The alternative schema, characteristic of the Mandel wing of the degenerate fragments of Trotskyism, is to seek to assist the process of world revolution by acting as organisers and attorneys for the left-centrist and left-reformist leaders. These leaders must be encouraged because they embody the forward march of history. Centrist schematism and “objectivism” can lead to both sectarian and opportunist conclusions within one and the same political grouping.

It led, for example, to the Healy grouping accommodating to Bevanism in the early 1950s and to party-proclamation hysterics in the 1970s. Similarly the British Mandelites’ attitude to the Labour Party oscillated from “Let it Bleed” and threats to physically disrupt its election meetings in 1969 to abject grovelling before Benn in the early 1980s.

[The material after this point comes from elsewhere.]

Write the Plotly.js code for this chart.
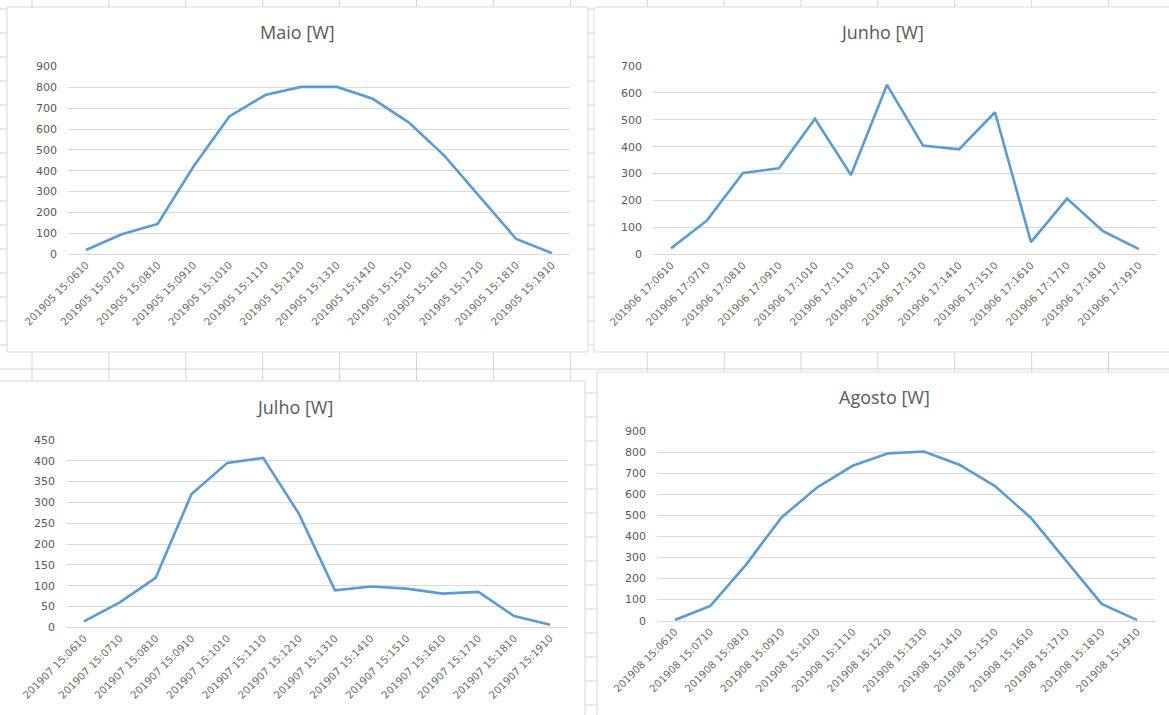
<!DOCTYPE html>
<html>
<head>
<meta charset="utf-8">
<script src="https://cdn.plot.ly/plotly-3.0.1.min.js"></script>
<style>
html,body{margin:0;padding:0;background:#ffffff;}
#chart{width:1169px;height:715px;}
</style>
</head>
<body>
<div id="chart"></div>
<script>
// ---- data ----
const maioLabels = ["201905 15:0610","201905 15:0710","201905 15:0810","201905 15:0910","201905 15:1010","201905 15:1110","201905 15:1210","201905 15:1310","201905 15:1410","201905 15:1510","201905 15:1610","201905 15:1710","201905 15:1810","201905 15:1910"];
const maioValues = [19, 95, 144, 420, 660, 763, 802, 802, 745, 632, 471, 270, 72, 4];

const junhoLabels = ["201906 17:0610","201906 17:0710","201906 17:0810","201906 17:0910","201906 17:1010","201906 17:1110","201906 17:1210","201906 17:1310","201906 17:1410","201906 17:1510","201906 17:1610","201906 17:1710","201906 17:1810","201906 17:1910"];
const junhoValues = [22, 126, 302, 320, 504, 295, 630, 404, 390, 528, 45, 207, 86, 19];

const julhoLabels = ["201907 15:0610","201907 15:0710","201907 15:0810","201907 15:0910","201907 15:1010","201907 15:1110","201907 15:1210","201907 15:1310","201907 15:1410","201907 15:1510","201907 15:1610","201907 15:1710","201907 15:1810","201907 15:1910"];
const julhoValues = [14, 60, 119, 320, 395, 407, 272, 89, 98, 93, 81, 85, 27, 6];

const agostoLabels = ["201908 15:0610","201908 15:0710","201908 15:0810","201908 15:0910","201908 15:1010","201908 15:1110","201908 15:1210","201908 15:1310","201908 15:1410","201908 15:1510","201908 15:1610","201908 15:1710","201908 15:1810","201908 15:1910"];
const agostoValues = [3, 70, 265, 490, 632, 735, 794, 803, 740, 639, 490, 287, 80, 3];

const titles = ["Maio [W]", "Junho [W]", "Julho [W]", "Agosto [W]"];

// ---- layout helpers ----
const W = 1169, H = 715;
function fx(x){ return x / W; }
function fy(y){ return 1 - y / H; }

const LINE = '#5b9bd5';
const GRID = '#d9d9d9';
const TXT = '#595959';

function trace(labels, values, n){
  return {
    type: 'scatter', mode: 'lines',
    x: labels, y: values,
    xaxis: 'x' + (n === 1 ? '' : n), yaxis: 'y' + (n === 1 ? '' : n),
    line: {color: LINE, width: 2.6, shape: 'linear'},
    hoverinfo: 'skip', showlegend: false
  };
}

function xax(n, x0, x1){
  return {
    domain: [fx(x0), fx(x1)], anchor: 'y' + (n === 1 ? '' : n),
    type: 'category', range: [-0.5, 13.5],
    tickangle: -45, showgrid: false, zeroline: false,
    showline: true, linecolor: GRID, linewidth: 1,
    ticks: '', automargin: false, fixedrange: true,
    tickfont: {family: 'DejaVu Sans', size: 10.3, color: '#6a6a6a'}
  };
}
function yax(n, ybottom, ytop, max, dtick){
  return {
    domain: [fy(ybottom), fy(ytop)], anchor: 'x' + (n === 1 ? '' : n),
    range: [0, max], dtick: dtick, tick0: 0,
    showgrid: true, gridcolor: GRID, gridwidth: 1,
    zeroline: false, showline: false, ticks: '',
    ticklabelstandoff: 10, automargin: false, fixedrange: true,
    tickfont: {family: 'DejaVu Sans', size: 11, color: TXT}
  };
}

// ---- background spreadsheet grid + chart panels ----
const shapes = [];
for (let x = 32; x < W; x += 76.9){
  shapes.push({type:'line', xref:'paper', yref:'paper', x0:fx(x), x1:fx(x), y0:0, y1:1,
    line:{color:'#d4d4d4', width:1}, layer:'below'});
}
for (let y = 9; y < H; y += 24){
  shapes.push({type:'line', xref:'paper', yref:'paper', x0:0, x1:1, y0:fy(y), y1:fy(y),
    line:{color:'#d4d4d4', width:1}, layer:'below'});
}
const panels = [[7,7,588,352],[594,7,1175,352],[-5,381,585,720],[597,372,1175,720]];
panels.forEach(p => {
  shapes.push({type:'rect', xref:'paper', yref:'paper', x0:fx(p[0]), x1:fx(p[2]), y0:fy(p[3]), y1:fy(p[1]),
    fillcolor:'#ffffff', line:{color:GRID, width:1}, layer:'below'});
});

const titlePos = [[297,32],[882,32],[294,407],[884,397]];
const annotations = titles.map((t, i) => ({
  text: t, xref:'paper', yref:'paper', x: fx(titlePos[i][0]), y: fy(titlePos[i][1]),
  xanchor:'center', yanchor:'middle', showarrow:false,
  font:{family:'Open Sans', size:18, color:TXT}
}));

const data = [
  trace(maioLabels, maioValues, 1),
  trace(junhoLabels, junhoValues, 2),
  trace(julhoLabels, julhoValues, 3),
  trace(agostoLabels, agostoValues, 4)
];

const layout = {
  width: W, height: H,
  margin: {l:0, r:0, t:0, b:0},
  paper_bgcolor: '#ffffff', plot_bgcolor: 'rgba(0,0,0,0)',
  showlegend: false,
  xaxis: xax(1, 68, 570), yaxis: yax(1, 254, 66.5, 900, 100),
  xaxis2: xax(2, 653, 1157), yaxis2: yax(2, 254.3, 66, 700, 100),
  xaxis3: xax(3, 66, 568), yaxis3: yax(3, 627.3, 440, 450, 50),
  xaxis4: xax(4, 657, 1155), yaxis4: yax(4, 620.7, 431, 900, 100),
  shapes: shapes,
  annotations: annotations
};

Plotly.newPlot('chart', data, layout, {displayModeBar:false, staticPlot:true});
</script>
</body>
</html>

The conclusions appear as opposites but the underlying method is the same. In offering to working class militants either the evolutionary transformation of the reformist parties or “building the Party” (i.e. joining the sect) both variants of centrism are completely useless to workers confronted with the need, here and now, to fight within reformist organisations and alongside reformist workers.

Revolutionary communists do not merely offer their alternative programme like a magic talisman, they utilise tactics, tactics which are, at one and the same time, the tactics necessary to win class battles and the tactics necessary to overcome reformism. Such tactics can only be developed on the basis of the living experience of the class struggle.

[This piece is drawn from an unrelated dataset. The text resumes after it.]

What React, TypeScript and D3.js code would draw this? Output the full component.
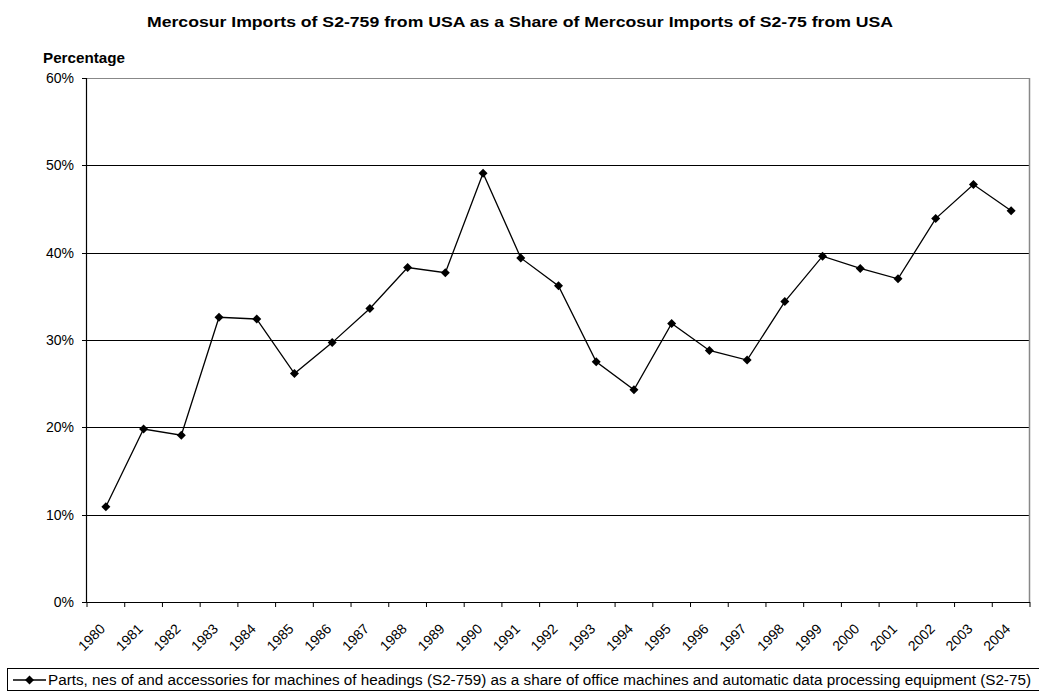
import React from "react";
import * as d3 from "d3";

const years = ["1980","1981","1982","1983","1984","1985","1986","1987","1988","1989","1990","1991","1992","1993","1994","1995","1996","1997","1998","1999","2000","2001","2002","2003","2004"];
const shares = [0.109,0.198,0.191,0.326,0.324,0.2615,0.297,0.336,0.383,0.377,0.491,0.394,0.362,0.275,0.243,0.319,0.288,0.277,0.344,0.396,0.382,0.370,0.439,0.478,0.448];
const yTicks = [0,0.1,0.2,0.3,0.4,0.5,0.6];
const title = "Mercosur Imports of S2-759 from USA as a Share of Mercosur Imports of S2-75 from USA";
const yLabel = "Percentage";
const legendLabel = "Parts, nes of and accessories for machines of headings (S2-759) as a share of office machines and automatic data processing equipment (S2-75)";

const W = 1039, H = 692;
const L = 87, R = 1030, T = 78, B = 602;
const font = "Arial, 'Liberation Sans', Helvetica, sans-serif";

export default function App() {
  const x = d3.scaleBand<string>().domain(years).range([L, R]).padding(0);
  const y = d3.scaleLinear().domain([0, 0.6]).range([B, T]);
  const cx = (yr: string) => (x(yr) as number) + x.bandwidth() / 2;
  const line = d3.line<number>().x((_, i) => cx(years[i])).y((d) => y(d));
  const fmt = d3.format(".0%");
  const diamond = (px: number, py: number, s = 4.5) => `M${px},${py - s}L${px + s},${py}L${px},${py + s}L${px - s},${py}Z`;
  const boundaries = years.map((yr) => x(yr) as number).concat([R]);

  return (
    <svg width={W} height={H} style={{ position: "absolute", left: 0, top: 0, fontFamily: font }}>
      <rect width={W} height={H} fill="#fff" />
      <text x={147} y={27} fontSize={15} fontWeight="bold" textLength={746} lengthAdjust="spacingAndGlyphs">{title}</text>
      <text x={43} y={63} fontSize={14} fontWeight="bold" textLength={82} lengthAdjust="spacingAndGlyphs">{yLabel}</text>
      {yTicks.map((t) => (
        <g key={t}>
          {t > 0 && t < 0.6 && <line x1={L} x2={R} y1={Math.round(y(t)) + 0.5} y2={Math.round(y(t)) + 0.5} stroke="#000" strokeWidth={1} />}
          <line x1={L - 5} x2={L} y1={Math.round(y(t)) + 0.5} y2={Math.round(y(t)) + 0.5} stroke="#000" />
          <text x={L - 13} y={y(t) + 5} textAnchor="end" fontSize={14}>{fmt(t)}</text>
        </g>
      ))}
      <line x1={L} x2={R} y1={Math.round(y(0.6)) + 0.5} y2={Math.round(y(0.6)) + 0.5} stroke="#888" />
      <line x1={R - 0.5} x2={R - 0.5} y1={T} y2={B} stroke="#888" strokeWidth={1.5} />
      <line x1={L - 0.5} x2={L - 0.5} y1={T} y2={B + 0.5} stroke="#000" strokeWidth={1.2} />
      <line x1={L} x2={R} y1={B + 0.5} y2={B + 0.5} stroke="#000" strokeWidth={1.2} />
      {boundaries.map((bx, i) => (
        <line key={i} x1={bx} x2={bx} y1={B} y2={B + 5} stroke="#000" />
      ))}
      {years.map((yr) => (
        <text key={yr} transform={`translate(${cx(yr) - 2.5},${B + 25}) rotate(-45)`} textAnchor="end" dominantBaseline="middle" fontSize={14}>{yr}</text>
      ))}
      <path d={line(shares) || ""} fill="none" stroke="#000" strokeWidth={1.3} />
      {shares.map((v, i) => (
        <path key={i} d={diamond(cx(years[i]), y(v))} fill="#000" />
      ))}
      <rect x={7.5} y={668.5} width={1035} height={22} fill="#fff" stroke="#000" />
      <line x1={13} x2={46} y1={680} y2={680} stroke="#000" strokeWidth={1.3} />
      <path d={diamond(29.5, 680)} fill="#000" />
      <text x={48} y={684.5} fontSize={14} textLength={983} lengthAdjust="spacingAndGlyphs">{legendLabel}</text>
    </svg>
  );
}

For this reason they received their fullest codification during the period of the most intense conflict between communism and capitalism. This took place in the years immediately following the first seizure of state power by a communist led proletariat, the Russian Revolution of October 1917.

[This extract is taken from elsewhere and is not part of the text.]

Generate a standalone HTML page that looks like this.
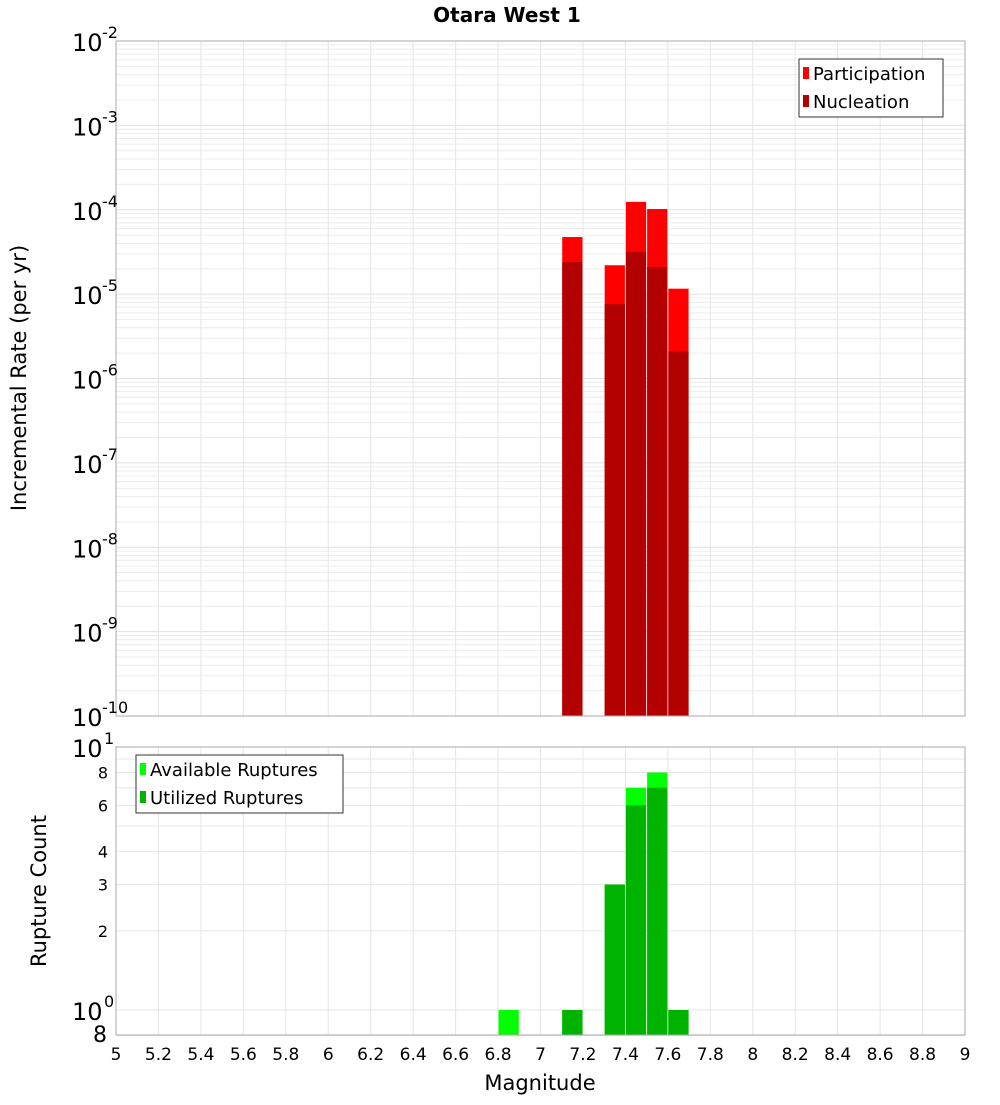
<!DOCTYPE html>
<html><head><meta charset="utf-8"><style>
body{margin:0;background:#fff;}
svg text{font-family:"DejaVu Sans","Liberation Sans",sans-serif;}
</style></head><body>
<svg id="c" width="1000" height="1100" xmlns="http://www.w3.org/2000/svg">
<text x="507" y="22" text-anchor="middle" font-size="20" font-weight="bold">Otara West 1</text>
<text transform="translate(26,378) rotate(-90)" text-anchor="middle" font-size="21">Incremental Rate (per yr)</text>
<text transform="translate(46,891) rotate(-90)" text-anchor="middle" font-size="21">Rupture Count</text>
<text x="540" y="1090" text-anchor="middle" font-size="21">Magnitude</text>
<g id="g"></g>
</svg>
<script>
const bins=[6.85,7.15,7.35,7.45,7.55,7.65];
const participation=[0,4.75e-5,2.2e-5,1.24e-4,1.02e-4,1.16e-5];
const nucleation=[0,2.4e-5,7.6e-6,3.16e-5,2.1e-5,2.1e-6];
const available=[1,1,3,7,8,1];
const utilized=[0,1,3,6,7,1];
const xTicks=[5,5.2,5.4,5.6,5.8,6,6.2,6.4,6.6,6.8,7,7.2,7.4,7.6,7.8,8,8.2,8.4,8.6,8.8,9];
const topExps=[-2,-3,-4,-5,-6,-7,-8,-9,-10];
const botTicks=[8,6,4,3,2];

const NS='http://www.w3.org/2000/svg';
const g=document.getElementById('g');
function el(t,a,p){const e=document.createElementNS(NS,t);for(const k in a)e.setAttribute(k,a[k]);(p||g).appendChild(e);return e;}
const X0=116,X1=965;
const xs=m=>X0+(m-5)/4*(X1-X0);
const T0=41,T1=716;
const ty=v=>T0+(-2-Math.log10(v))*(T1-T0)/8;
const B0=747,B1=1035;
const by=v=>1010-Math.log10(v)*263;

for(let e=-10;e<-2;e++)for(let k=1;k<10;k++){const v=k*Math.pow(10,e);const y=ty(v);
 const l=el('line',{x1:X0,x2:X1,y1:y,y2:y,stroke:k==1?'#e0e0e0':'#ececec','stroke-width':1});
 }
xTicks.forEach(t=>{const x=xs(t);
 const l=el('line',{x1:x,x2:x,y1:T0,y2:T1,stroke:'#e6e6e6'});
 const l2=el('line',{x1:x,x2:x,y1:B0,y2:B1,stroke:'#e6e6e6'});
 const tx=el('text',{x:x,y:1060,'text-anchor':'middle','font-size':17});tx.textContent=String(t);
 });
[0.8,1,2,3,4,5,6,7,8,9,10].forEach(v=>{const y=by(v);const l=el('line',{x1:X0,x2:X1,y1:y,y2:y,stroke:'#e6e6e6'});
 });

const bw=(X1-X0)/40;
bins.forEach((b,i)=>{const x=xs(b)-bw/2+0.5,w=bw-1;
 if(participation[i]>0){const r=el('rect',{x:x,y:ty(participation[i]),width:w,height:T1-ty(participation[i]),fill:'#ff0000'});
  }
 if(nucleation[i]>0){const r=el('rect',{x:x,y:ty(nucleation[i]),width:w,height:T1-ty(nucleation[i]),fill:'#b30000'});
  }
 if(available[i]>0){const r=el('rect',{x:x,y:by(available[i]),width:w,height:B1-by(available[i]),fill:'#00ff00'});
  }
 if(utilized[i]>0){const r=el('rect',{x:x,y:by(utilized[i]),width:w,height:B1-by(utilized[i]),fill:'#00b300'});
  }
});
const f1=el('rect',{x:X0,y:T0,width:X1-X0,height:T1-T0,fill:'none',stroke:'#aaa'});
const f2=el('rect',{x:X0,y:B0,width:X1-X0,height:B1-B0,fill:'none',stroke:'#aaa'});
topExps.forEach(e=>{const y=ty(Math.pow(10,e));
 const t=el('text',{x:72,y:y+10,'font-size':24});t.textContent='10';
 const s=el('text',{x:102,y:y-3,'font-size':16});s.textContent=String(e);});
[[10,'10','1'],[1,'10','0']].forEach(([v,b,s])=>{const y=by(v);
 const t=el('text',{x:72,y:y+10,'font-size':24});t.textContent=b;
 const u=el('text',{x:104,y:y-3,'font-size':16});u.textContent=s;});
botTicks.forEach(v=>{const t=el('text',{x:108,y:by(v)+6,'font-size':16,'text-anchor':'end'});t.textContent=String(v);
 });
const t8=el('text',{x:107,y:1042,'font-size':22,'text-anchor':'end'});t8.textContent='8';
function legend(x,y,w,items,name){const r=el('rect',{x:x,y:y,width:w,height:58,fill:'#fff',stroke:'#333'});
 
 items.forEach(([c,l],i)=>{const yy=y+15+i*28;
  const s=el('rect',{x:x+4,y:yy-7,width:6,height:12,fill:c});
  const t=el('text',{x:x+14,y:yy+6,'font-size':18});t.textContent=l;});}
legend(799,59,144,[['#ff0000','Participation'],['#b30000','Nucleation']],'top-legend');
legend(136,755,207,[['#00ff00','Available Ruptures'],['#00b300','Utilized Ruptures']],'bottom-legend');
</script>
</body></html>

In their struggle for power in Russia the Bolsheviks were confronted by a twofold task. The dynamic of the class struggle had led to the creation, by the workers, of the Soviets, organs of struggle based on the direct democracy of the working class. Within the Soviets, however, the majority of workers’ delegates did not, initially, recognise the need for revolution.

This ensured that leadership of the Soviets and, therefore, of the working class, fell to the Mensheviks who-unlike the working class-were consciously opposed to revolution.

The Bolsheviks, therefore, had both to reveal to the masses the ultimately anti-working class nature of Menshevism and the need for working class revolution. The tactics of the Bolsheviks, summed up in the slogans “All Power to the Soviets” and “Break with the Bourgeoisie”, were aimed at allowing the masses of the working class to learn, through their own experience of the struggle, that the conquest of state power alone could resolve their problems and that the Mensheviks would do everything in their power to prevent this.

The Bolsheviks convinced the workers of what they needed-Soviet power as the means to achieving “Peace, Bread and Land”, and of the need to demand that those leaders who said they were committed to the working class and the Soviets actually carried out this policy. Through this, the contradiction between the rapidly developing political class consciousness of the workers and the hold of the Mensheviks over them (itself predicated on the former lack of political class consciousness) was strained to breaking point.

In the heat of the revolution, this method of combating the reformist leaders, and enabling the masses to overcome their own reformist consciousness, was neither codified nor generalised. Yet the tactics of agitating for mass action and demanding that the reformist leaders support and lead such action as long as they maintain the confidence of the majority of workers, were repeatedly utilised by the Bolsheviks. It was this practice that the early Comintern crystallised into the complex of tactics known as the united front.